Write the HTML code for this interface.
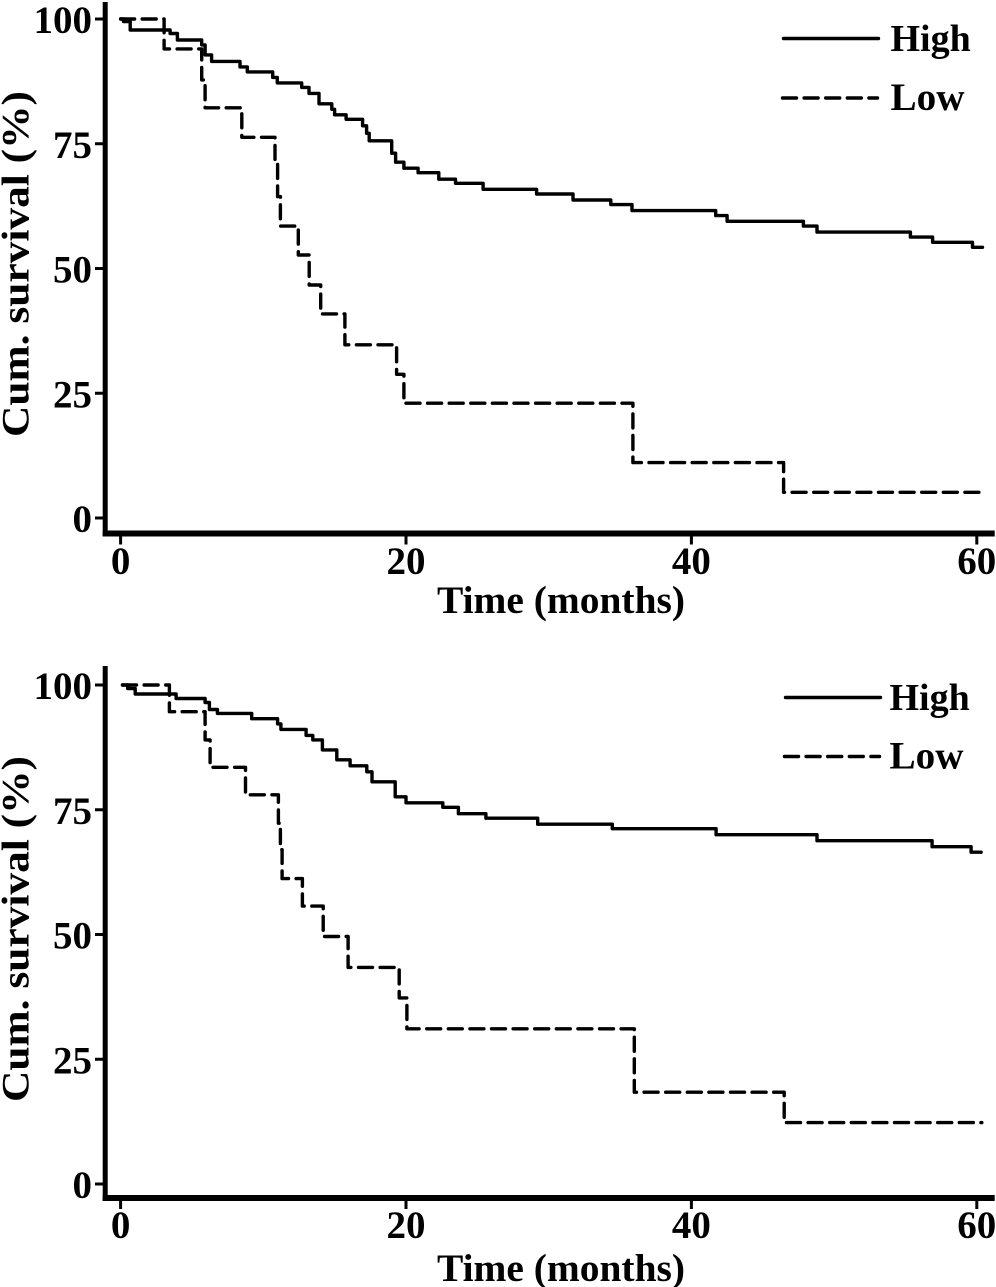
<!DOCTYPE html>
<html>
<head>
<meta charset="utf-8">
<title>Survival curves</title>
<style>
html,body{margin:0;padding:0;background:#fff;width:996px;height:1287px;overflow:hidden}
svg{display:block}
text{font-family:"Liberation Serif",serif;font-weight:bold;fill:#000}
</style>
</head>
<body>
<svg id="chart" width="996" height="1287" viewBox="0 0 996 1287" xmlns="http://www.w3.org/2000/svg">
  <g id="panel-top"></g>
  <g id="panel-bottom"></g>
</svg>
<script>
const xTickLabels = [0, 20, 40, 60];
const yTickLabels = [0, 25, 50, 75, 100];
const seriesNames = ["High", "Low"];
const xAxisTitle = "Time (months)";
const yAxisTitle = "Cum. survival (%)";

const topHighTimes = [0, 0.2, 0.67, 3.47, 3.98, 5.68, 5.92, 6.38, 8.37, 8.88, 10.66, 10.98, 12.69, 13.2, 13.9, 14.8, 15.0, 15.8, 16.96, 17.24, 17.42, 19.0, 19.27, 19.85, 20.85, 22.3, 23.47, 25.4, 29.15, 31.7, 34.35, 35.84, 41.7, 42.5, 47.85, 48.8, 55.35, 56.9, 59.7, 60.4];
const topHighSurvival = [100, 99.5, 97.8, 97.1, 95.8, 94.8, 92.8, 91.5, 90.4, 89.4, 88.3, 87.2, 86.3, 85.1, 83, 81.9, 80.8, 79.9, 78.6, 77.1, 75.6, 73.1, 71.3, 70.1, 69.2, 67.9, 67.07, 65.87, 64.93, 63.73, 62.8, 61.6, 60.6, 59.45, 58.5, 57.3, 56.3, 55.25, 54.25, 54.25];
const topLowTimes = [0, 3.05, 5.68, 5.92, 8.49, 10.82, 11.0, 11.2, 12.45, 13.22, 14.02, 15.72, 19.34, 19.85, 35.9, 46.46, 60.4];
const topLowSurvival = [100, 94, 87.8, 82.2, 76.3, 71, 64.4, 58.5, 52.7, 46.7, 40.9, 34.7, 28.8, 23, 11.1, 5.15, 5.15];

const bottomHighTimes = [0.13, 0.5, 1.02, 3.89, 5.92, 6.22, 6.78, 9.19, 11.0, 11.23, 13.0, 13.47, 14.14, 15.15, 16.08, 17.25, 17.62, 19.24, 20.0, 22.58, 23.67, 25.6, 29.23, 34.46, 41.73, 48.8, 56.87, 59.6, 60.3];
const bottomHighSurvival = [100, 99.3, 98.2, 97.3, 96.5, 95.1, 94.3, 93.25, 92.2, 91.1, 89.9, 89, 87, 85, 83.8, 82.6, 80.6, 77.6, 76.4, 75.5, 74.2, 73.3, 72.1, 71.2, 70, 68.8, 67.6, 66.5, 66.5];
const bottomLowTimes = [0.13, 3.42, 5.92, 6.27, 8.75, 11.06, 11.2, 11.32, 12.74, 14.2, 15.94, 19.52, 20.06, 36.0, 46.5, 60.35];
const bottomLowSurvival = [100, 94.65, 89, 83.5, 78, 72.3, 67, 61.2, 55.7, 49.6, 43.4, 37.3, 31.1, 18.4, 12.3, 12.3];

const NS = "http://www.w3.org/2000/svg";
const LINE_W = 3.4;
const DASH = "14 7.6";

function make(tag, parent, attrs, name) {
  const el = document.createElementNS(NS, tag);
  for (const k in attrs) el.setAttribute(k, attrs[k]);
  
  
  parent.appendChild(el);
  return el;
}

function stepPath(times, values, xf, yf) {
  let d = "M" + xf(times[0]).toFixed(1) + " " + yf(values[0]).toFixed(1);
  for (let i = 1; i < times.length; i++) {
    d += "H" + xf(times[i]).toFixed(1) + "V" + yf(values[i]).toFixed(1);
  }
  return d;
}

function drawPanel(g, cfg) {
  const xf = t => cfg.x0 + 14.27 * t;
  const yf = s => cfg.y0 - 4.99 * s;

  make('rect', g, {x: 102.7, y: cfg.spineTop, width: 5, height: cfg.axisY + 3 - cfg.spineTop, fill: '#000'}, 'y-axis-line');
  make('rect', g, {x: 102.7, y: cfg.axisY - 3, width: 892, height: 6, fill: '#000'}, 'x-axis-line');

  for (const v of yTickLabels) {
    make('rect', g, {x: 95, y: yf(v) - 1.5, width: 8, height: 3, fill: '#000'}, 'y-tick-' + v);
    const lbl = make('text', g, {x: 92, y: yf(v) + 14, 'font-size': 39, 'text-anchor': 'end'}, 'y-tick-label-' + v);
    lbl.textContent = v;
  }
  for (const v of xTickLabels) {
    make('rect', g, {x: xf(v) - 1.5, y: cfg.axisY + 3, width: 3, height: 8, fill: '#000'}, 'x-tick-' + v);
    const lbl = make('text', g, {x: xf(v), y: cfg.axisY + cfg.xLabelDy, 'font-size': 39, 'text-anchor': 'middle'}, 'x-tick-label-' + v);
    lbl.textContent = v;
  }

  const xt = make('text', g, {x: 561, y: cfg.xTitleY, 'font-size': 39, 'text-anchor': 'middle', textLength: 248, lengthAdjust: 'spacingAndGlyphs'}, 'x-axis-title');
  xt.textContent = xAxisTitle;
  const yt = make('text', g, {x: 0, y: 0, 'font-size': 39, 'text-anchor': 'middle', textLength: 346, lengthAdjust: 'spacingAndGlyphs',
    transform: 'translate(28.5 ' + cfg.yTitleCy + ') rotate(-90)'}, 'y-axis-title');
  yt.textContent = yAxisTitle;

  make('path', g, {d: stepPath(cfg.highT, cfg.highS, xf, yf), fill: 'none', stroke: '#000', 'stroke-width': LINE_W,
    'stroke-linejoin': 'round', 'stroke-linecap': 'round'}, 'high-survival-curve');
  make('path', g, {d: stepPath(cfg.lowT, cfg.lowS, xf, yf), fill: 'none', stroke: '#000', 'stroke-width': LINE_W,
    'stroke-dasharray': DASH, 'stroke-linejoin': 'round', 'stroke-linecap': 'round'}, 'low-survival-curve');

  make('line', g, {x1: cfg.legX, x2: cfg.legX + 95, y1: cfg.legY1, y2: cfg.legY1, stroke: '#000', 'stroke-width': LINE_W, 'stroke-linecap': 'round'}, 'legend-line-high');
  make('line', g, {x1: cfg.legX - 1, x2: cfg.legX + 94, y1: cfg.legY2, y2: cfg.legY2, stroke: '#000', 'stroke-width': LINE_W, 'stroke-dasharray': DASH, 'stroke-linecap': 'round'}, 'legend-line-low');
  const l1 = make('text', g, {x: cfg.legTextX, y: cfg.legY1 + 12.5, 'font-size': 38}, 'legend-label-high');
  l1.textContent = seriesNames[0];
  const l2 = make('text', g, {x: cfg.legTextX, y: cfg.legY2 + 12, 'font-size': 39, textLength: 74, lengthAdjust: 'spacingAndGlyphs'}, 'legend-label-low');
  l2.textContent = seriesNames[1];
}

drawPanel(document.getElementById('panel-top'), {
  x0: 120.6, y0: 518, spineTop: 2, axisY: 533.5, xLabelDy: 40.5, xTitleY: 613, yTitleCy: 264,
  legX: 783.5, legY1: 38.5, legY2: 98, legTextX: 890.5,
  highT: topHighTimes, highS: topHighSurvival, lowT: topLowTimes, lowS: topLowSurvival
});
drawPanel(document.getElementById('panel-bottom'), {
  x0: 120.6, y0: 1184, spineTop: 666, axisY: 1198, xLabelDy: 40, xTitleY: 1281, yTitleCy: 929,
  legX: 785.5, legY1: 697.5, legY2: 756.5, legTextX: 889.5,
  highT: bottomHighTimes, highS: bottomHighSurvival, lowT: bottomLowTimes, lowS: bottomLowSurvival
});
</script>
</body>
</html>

- - - -

Write the listing out a second time exactly, dropping all images.

Write the HTML code for this interface.
<!DOCTYPE html>
<html>
<head>
<meta charset="utf-8">
<title>Survival curves</title>
<style>
html,body{margin:0;padding:0;background:#fff;width:996px;height:1287px;overflow:hidden}
svg{display:block}
text{font-family:"Liberation Serif",serif;font-weight:bold;fill:#000}
</style>
</head>
<body>
<svg id="chart" width="996" height="1287" viewBox="0 0 996 1287" xmlns="http://www.w3.org/2000/svg">
  <g id="panel-top"></g>
  <g id="panel-bottom"></g>
</svg>
<script>
const xTickLabels = [0, 20, 40, 60];
const yTickLabels = [0, 25, 50, 75, 100];
const seriesNames = ["High", "Low"];
const xAxisTitle = "Time (months)";
const yAxisTitle = "Cum. survival (%)";

const topHighTimes = [0, 0.2, 0.67, 3.47, 3.98, 5.68, 5.92, 6.38, 8.37, 8.88, 10.66, 10.98, 12.69, 13.2, 13.9, 14.8, 15.0, 15.8, 16.96, 17.24, 17.42, 19.0, 19.27, 19.85, 20.85, 22.3, 23.47, 25.4, 29.15, 31.7, 34.35, 35.84, 41.7, 42.5, 47.85, 48.8, 55.35, 56.9, 59.7, 60.4];
const topHighSurvival = [100, 99.5, 97.8, 97.1, 95.8, 94.8, 92.8, 91.5, 90.4, 89.4, 88.3, 87.2, 86.3, 85.1, 83, 81.9, 80.8, 79.9, 78.6, 77.1, 75.6, 73.1, 71.3, 70.1, 69.2, 67.9, 67.07, 65.87, 64.93, 63.73, 62.8, 61.6, 60.6, 59.45, 58.5, 57.3, 56.3, 55.25, 54.25, 54.25];
const topLowTimes = [0, 3.05, 5.68, 5.92, 8.49, 10.82, 11.0, 11.2, 12.45, 13.22, 14.02, 15.72, 19.34, 19.85, 35.9, 46.46, 60.4];
const topLowSurvival = [100, 94, 87.8, 82.2, 76.3, 71, 64.4, 58.5, 52.7, 46.7, 40.9, 34.7, 28.8, 23, 11.1, 5.15, 5.15];

const bottomHighTimes = [0.13, 0.5, 1.02, 3.89, 5.92, 6.22, 6.78, 9.19, 11.0, 11.23, 13.0, 13.47, 14.14, 15.15, 16.08, 17.25, 17.62, 19.24, 20.0, 22.58, 23.67, 25.6, 29.23, 34.46, 41.73, 48.8, 56.87, 59.6, 60.3];
const bottomHighSurvival = [100, 99.3, 98.2, 97.3, 96.5, 95.1, 94.3, 93.25, 92.2, 91.1, 89.9, 89, 87, 85, 83.8, 82.6, 80.6, 77.6, 76.4, 75.5, 74.2, 73.3, 72.1, 71.2, 70, 68.8, 67.6, 66.5, 66.5];
const bottomLowTimes = [0.13, 3.42, 5.92, 6.27, 8.75, 11.06, 11.2, 11.32, 12.74, 14.2, 15.94, 19.52, 20.06, 36.0, 46.5, 60.35];
const bottomLowSurvival = [100, 94.65, 89, 83.5, 78, 72.3, 67, 61.2, 55.7, 49.6, 43.4, 37.3, 31.1, 18.4, 12.3, 12.3];

const NS = "http://www.w3.org/2000/svg";
const LINE_W = 3.4;
const DASH = "14 7.6";

function make(tag, parent, attrs, name) {
  const el = document.createElementNS(NS, tag);
  for (const k in attrs) el.setAttribute(k, attrs[k]);
  
  
  parent.appendChild(el);
  return el;
}

function stepPath(times, values, xf, yf) {
  let d = "M" + xf(times[0]).toFixed(1) + " " + yf(values[0]).toFixed(1);
  for (let i = 1; i < times.length; i++) {
    d += "H" + xf(times[i]).toFixed(1) + "V" + yf(values[i]).toFixed(1);
  }
  return d;
}

function drawPanel(g, cfg) {
  const xf = t => cfg.x0 + 14.27 * t;
  const yf = s => cfg.y0 - 4.99 * s;

  make('rect', g, {x: 102.7, y: cfg.spineTop, width: 5, height: cfg.axisY + 3 - cfg.spineTop, fill: '#000'}, 'y-axis-line');
  make('rect', g, {x: 102.7, y: cfg.axisY - 3, width: 892, height: 6, fill: '#000'}, 'x-axis-line');

  for (const v of yTickLabels) {
    make('rect', g, {x: 95, y: yf(v) - 1.5, width: 8, height: 3, fill: '#000'}, 'y-tick-' + v);
    const lbl = make('text', g, {x: 92, y: yf(v) + 14, 'font-size': 39, 'text-anchor': 'end'}, 'y-tick-label-' + v);
    lbl.textContent = v;
  }
  for (const v of xTickLabels) {
    make('rect', g, {x: xf(v) - 1.5, y: cfg.axisY + 3, width: 3, height: 8, fill: '#000'}, 'x-tick-' + v);
    const lbl = make('text', g, {x: xf(v), y: cfg.axisY + cfg.xLabelDy, 'font-size': 39, 'text-anchor': 'middle'}, 'x-tick-label-' + v);
    lbl.textContent = v;
  }

  const xt = make('text', g, {x: 561, y: cfg.xTitleY, 'font-size': 39, 'text-anchor': 'middle', textLength: 248, lengthAdjust: 'spacingAndGlyphs'}, 'x-axis-title');
  xt.textContent = xAxisTitle;
  const yt = make('text', g, {x: 0, y: 0, 'font-size': 39, 'text-anchor': 'middle', textLength: 346, lengthAdjust: 'spacingAndGlyphs',
    transform: 'translate(28.5 ' + cfg.yTitleCy + ') rotate(-90)'}, 'y-axis-title');
  yt.textContent = yAxisTitle;

  make('path', g, {d: stepPath(cfg.highT, cfg.highS, xf, yf), fill: 'none', stroke: '#000', 'stroke-width': LINE_W,
    'stroke-linejoin': 'round', 'stroke-linecap': 'round'}, 'high-survival-curve');
  make('path', g, {d: stepPath(cfg.lowT, cfg.lowS, xf, yf), fill: 'none', stroke: '#000', 'stroke-width': LINE_W,
    'stroke-dasharray': DASH, 'stroke-linejoin': 'round', 'stroke-linecap': 'round'}, 'low-survival-curve');

  make('line', g, {x1: cfg.legX, x2: cfg.legX + 95, y1: cfg.legY1, y2: cfg.legY1, stroke: '#000', 'stroke-width': LINE_W, 'stroke-linecap': 'round'}, 'legend-line-high');
  make('line', g, {x1: cfg.legX - 1, x2: cfg.legX + 94, y1: cfg.legY2, y2: cfg.legY2, stroke: '#000', 'stroke-width': LINE_W, 'stroke-dasharray': DASH, 'stroke-linecap': 'round'}, 'legend-line-low');
  const l1 = make('text', g, {x: cfg.legTextX, y: cfg.legY1 + 12.5, 'font-size': 38}, 'legend-label-high');
  l1.textContent = seriesNames[0];
  const l2 = make('text', g, {x: cfg.legTextX, y: cfg.legY2 + 12, 'font-size': 39, textLength: 74, lengthAdjust: 'spacingAndGlyphs'}, 'legend-label-low');
  l2.textContent = seriesNames[1];
}

drawPanel(document.getElementById('panel-top'), {
  x0: 120.6, y0: 518, spineTop: 2, axisY: 533.5, xLabelDy: 40.5, xTitleY: 613, yTitleCy: 264,
  legX: 783.5, legY1: 38.5, legY2: 98, legTextX: 890.5,
  highT: topHighTimes, highS: topHighSurvival, lowT: topLowTimes, lowS: topLowSurvival
});
drawPanel(document.getElementById('panel-bottom'), {
  x0: 120.6, y0: 1184, spineTop: 666, axisY: 1198, xLabelDy: 40, xTitleY: 1281, yTitleCy: 929,
  legX: 785.5, legY1: 697.5, legY2: 756.5, legTextX: 889.5,
  highT: bottomHighTimes, highS: bottomHighSurvival, lowT: bottomLowTimes, lowS: bottomLowSurvival
});
</script>
</body>
</html>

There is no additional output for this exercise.